Identify all lines in the listing that include the word "this", and copy them out.

Charts and diagrams as code:
+-------+

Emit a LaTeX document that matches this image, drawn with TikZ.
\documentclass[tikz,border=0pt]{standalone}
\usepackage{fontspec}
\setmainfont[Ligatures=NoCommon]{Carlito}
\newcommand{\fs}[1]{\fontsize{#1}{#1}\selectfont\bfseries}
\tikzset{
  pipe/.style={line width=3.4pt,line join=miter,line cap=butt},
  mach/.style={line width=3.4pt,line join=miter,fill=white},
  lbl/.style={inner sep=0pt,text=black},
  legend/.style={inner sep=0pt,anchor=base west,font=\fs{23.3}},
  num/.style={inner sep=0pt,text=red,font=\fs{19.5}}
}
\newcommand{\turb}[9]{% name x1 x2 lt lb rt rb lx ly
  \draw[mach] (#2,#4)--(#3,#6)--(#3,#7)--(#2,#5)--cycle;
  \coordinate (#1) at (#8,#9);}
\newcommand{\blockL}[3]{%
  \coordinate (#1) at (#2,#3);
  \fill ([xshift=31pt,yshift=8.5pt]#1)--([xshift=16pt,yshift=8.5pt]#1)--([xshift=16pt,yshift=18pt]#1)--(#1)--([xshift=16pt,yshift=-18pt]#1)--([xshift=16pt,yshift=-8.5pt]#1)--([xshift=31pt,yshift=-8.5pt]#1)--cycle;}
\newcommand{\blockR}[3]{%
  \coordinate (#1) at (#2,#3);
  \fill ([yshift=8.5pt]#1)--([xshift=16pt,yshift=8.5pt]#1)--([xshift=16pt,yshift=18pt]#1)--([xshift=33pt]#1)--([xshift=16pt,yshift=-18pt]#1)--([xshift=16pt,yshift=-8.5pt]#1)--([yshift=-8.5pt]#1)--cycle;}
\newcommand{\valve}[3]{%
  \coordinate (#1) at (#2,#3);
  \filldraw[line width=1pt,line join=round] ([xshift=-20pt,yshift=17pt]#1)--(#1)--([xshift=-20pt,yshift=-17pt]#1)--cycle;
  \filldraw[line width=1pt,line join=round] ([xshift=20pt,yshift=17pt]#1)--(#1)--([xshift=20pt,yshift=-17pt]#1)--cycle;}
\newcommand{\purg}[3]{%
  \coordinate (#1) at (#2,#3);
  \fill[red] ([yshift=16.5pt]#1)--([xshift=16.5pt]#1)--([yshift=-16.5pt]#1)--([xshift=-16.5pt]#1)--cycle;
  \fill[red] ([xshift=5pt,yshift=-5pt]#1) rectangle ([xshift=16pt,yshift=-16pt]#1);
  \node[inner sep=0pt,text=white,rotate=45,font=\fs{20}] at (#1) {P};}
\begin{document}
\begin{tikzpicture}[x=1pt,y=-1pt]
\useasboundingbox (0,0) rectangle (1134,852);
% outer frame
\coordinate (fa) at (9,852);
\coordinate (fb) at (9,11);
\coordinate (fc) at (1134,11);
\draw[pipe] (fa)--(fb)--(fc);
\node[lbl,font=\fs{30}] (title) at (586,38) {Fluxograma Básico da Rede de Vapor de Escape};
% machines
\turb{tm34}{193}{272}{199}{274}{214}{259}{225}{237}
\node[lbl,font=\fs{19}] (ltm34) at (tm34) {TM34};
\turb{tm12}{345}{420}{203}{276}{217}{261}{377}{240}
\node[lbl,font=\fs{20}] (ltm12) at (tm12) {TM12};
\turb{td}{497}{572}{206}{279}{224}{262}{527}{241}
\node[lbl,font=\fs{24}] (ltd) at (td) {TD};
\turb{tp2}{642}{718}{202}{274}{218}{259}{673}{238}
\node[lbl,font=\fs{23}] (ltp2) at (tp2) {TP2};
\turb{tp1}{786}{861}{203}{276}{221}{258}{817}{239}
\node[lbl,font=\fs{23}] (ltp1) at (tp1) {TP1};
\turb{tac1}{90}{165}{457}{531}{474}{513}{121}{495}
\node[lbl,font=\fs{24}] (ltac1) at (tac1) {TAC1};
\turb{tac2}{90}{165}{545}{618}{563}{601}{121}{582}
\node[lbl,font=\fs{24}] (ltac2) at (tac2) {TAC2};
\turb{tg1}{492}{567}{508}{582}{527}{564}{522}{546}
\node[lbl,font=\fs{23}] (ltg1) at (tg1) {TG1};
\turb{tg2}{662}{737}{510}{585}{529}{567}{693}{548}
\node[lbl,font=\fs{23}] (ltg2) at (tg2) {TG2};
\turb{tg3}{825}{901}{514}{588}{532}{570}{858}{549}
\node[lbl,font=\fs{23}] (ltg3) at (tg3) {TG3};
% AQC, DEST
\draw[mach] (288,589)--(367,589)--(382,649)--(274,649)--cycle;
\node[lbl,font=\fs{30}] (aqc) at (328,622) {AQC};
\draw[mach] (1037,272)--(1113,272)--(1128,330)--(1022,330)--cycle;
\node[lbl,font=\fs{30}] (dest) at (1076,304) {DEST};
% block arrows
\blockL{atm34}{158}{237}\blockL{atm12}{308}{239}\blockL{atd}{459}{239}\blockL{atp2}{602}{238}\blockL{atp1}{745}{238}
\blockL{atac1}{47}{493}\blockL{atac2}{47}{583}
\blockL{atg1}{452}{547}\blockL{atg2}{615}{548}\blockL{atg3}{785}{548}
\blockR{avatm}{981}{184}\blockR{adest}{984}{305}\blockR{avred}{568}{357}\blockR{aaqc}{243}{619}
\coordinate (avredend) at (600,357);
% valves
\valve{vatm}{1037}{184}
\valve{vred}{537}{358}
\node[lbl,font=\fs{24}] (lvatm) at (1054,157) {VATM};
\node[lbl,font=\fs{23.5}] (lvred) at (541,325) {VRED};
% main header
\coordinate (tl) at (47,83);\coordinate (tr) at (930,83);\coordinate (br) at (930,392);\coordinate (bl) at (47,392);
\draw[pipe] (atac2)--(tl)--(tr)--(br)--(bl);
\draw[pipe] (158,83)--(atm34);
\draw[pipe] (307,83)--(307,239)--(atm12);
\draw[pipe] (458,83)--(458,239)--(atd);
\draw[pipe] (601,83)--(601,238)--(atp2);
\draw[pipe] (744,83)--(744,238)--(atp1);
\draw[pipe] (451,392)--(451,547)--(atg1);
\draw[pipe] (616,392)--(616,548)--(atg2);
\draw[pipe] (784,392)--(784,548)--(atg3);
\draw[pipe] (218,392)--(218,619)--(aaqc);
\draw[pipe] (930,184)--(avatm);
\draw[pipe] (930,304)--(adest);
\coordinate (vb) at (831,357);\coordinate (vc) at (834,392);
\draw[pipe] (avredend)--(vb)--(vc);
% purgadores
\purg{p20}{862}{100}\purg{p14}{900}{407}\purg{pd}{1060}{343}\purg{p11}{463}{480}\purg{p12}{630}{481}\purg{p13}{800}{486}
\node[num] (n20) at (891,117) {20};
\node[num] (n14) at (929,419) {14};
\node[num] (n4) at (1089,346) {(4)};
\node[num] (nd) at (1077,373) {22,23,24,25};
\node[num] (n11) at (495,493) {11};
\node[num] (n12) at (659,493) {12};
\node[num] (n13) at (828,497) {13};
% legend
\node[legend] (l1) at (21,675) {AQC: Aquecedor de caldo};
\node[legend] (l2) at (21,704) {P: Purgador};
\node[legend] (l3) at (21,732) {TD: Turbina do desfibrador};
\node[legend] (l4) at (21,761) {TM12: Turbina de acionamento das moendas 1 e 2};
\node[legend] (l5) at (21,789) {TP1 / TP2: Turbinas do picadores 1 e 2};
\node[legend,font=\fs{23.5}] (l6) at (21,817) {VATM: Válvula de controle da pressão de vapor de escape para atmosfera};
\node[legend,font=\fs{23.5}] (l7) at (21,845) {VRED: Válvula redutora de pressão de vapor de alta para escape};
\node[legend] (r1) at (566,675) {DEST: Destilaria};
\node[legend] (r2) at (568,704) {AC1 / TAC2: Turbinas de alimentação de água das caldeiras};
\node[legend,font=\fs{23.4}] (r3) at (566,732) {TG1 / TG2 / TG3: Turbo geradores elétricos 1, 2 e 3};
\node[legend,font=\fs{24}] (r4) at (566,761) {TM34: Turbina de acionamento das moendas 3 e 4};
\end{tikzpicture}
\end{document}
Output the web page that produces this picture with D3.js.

+-------+

▶ COMPLETE OUTPUT:
Emit a LaTeX document that matches this image, drawn with TikZ.
Output the web page that produces this picture with D3.js.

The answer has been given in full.